▽

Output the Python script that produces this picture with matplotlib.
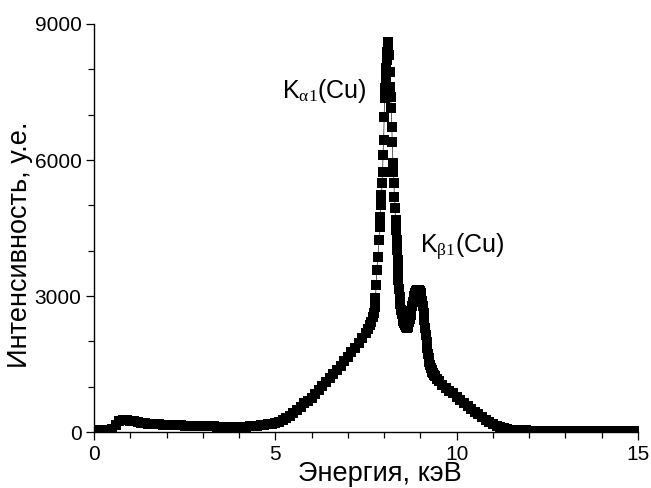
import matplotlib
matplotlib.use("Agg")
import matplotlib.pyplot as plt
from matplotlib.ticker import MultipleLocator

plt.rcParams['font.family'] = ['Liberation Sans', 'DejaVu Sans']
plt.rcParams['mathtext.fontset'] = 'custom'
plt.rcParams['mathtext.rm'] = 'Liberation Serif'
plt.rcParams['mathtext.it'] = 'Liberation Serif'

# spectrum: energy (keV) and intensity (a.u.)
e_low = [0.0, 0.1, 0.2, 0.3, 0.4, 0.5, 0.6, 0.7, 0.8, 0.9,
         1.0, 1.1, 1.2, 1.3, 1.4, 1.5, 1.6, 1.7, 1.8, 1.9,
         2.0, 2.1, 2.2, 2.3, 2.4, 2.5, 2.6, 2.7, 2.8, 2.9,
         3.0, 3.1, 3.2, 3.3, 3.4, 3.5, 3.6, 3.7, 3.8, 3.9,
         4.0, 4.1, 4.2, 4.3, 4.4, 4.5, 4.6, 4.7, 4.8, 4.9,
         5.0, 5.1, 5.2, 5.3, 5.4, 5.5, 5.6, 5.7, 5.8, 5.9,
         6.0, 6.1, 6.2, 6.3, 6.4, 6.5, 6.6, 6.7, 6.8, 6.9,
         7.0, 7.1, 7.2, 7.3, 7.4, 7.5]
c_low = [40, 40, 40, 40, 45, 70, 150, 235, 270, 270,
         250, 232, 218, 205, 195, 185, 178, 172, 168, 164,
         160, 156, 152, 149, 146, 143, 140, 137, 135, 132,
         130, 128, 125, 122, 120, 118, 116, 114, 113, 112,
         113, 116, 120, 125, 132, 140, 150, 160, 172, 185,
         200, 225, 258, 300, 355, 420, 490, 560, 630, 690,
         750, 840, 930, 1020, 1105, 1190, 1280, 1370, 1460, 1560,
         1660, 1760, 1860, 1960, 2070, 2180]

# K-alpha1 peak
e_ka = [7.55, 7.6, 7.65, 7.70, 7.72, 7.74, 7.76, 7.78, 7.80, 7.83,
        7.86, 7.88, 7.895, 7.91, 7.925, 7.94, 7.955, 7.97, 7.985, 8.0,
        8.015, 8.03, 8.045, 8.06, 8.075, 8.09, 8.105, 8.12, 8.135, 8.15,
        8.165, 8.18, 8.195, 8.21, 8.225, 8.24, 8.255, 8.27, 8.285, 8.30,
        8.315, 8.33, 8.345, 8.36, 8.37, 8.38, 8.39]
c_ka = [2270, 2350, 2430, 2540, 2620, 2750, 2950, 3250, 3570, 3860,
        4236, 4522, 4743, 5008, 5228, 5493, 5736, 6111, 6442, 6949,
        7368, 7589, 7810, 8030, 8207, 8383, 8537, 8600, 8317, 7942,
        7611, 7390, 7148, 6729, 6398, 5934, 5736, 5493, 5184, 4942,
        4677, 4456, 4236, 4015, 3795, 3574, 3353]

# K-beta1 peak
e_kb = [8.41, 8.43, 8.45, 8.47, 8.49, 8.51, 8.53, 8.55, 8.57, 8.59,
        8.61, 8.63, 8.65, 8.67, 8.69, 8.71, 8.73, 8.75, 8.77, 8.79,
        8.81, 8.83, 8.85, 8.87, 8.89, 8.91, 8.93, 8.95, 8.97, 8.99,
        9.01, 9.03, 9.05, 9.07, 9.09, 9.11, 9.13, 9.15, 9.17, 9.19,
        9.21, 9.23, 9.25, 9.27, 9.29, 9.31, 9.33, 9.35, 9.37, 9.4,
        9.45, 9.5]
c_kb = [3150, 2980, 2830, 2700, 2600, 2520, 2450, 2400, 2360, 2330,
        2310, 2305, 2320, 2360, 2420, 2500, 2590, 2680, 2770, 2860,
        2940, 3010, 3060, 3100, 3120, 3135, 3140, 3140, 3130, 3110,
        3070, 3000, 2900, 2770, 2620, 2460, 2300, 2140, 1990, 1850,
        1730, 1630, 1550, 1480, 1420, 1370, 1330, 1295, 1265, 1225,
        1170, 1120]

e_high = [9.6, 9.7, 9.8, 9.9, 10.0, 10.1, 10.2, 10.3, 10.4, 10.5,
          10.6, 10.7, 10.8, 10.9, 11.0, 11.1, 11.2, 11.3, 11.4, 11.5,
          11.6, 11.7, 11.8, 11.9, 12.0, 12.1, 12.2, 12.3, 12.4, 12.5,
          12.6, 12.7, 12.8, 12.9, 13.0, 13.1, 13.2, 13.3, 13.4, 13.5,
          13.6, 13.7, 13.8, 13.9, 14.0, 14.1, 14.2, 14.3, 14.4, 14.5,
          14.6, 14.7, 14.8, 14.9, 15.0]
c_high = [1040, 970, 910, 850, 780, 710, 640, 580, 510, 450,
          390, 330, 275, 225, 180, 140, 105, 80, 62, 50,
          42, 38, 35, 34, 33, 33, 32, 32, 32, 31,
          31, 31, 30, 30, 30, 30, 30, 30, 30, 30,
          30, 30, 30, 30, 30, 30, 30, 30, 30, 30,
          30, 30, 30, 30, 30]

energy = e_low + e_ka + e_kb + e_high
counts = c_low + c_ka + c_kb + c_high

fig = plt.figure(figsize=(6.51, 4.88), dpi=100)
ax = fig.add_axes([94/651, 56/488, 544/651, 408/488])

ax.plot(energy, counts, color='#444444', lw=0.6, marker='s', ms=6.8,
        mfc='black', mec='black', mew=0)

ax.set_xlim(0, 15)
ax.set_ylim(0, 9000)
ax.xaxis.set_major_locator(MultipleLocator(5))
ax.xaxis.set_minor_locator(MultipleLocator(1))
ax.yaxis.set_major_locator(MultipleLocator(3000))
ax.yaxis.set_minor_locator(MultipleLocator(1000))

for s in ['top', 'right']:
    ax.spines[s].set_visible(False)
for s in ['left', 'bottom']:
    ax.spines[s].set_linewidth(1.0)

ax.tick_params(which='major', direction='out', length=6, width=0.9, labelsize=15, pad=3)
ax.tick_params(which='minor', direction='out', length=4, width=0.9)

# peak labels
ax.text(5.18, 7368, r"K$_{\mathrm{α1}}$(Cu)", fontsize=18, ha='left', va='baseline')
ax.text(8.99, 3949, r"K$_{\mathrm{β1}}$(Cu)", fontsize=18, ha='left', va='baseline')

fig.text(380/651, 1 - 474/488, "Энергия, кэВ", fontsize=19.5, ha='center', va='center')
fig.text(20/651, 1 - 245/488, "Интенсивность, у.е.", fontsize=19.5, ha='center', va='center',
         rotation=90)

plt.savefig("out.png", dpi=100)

△

Would you reproduce the lines above, from the very first through the line containing "plt.rcParams['mathtext.it'] = 'Liberation", exactly and without the pictures?

Output the Python script that produces this picture with matplotlib.
import matplotlib
matplotlib.use("Agg")
import matplotlib.pyplot as plt
from matplotlib.ticker import MultipleLocator

plt.rcParams['font.family'] = ['Liberation Sans', 'DejaVu Sans']
plt.rcParams['mathtext.fontset'] = 'custom'
plt.rcParams['mathtext.rm'] = 'Liberation Serif'
plt.rcParams['mathtext.it'] = 'Liberation Serif'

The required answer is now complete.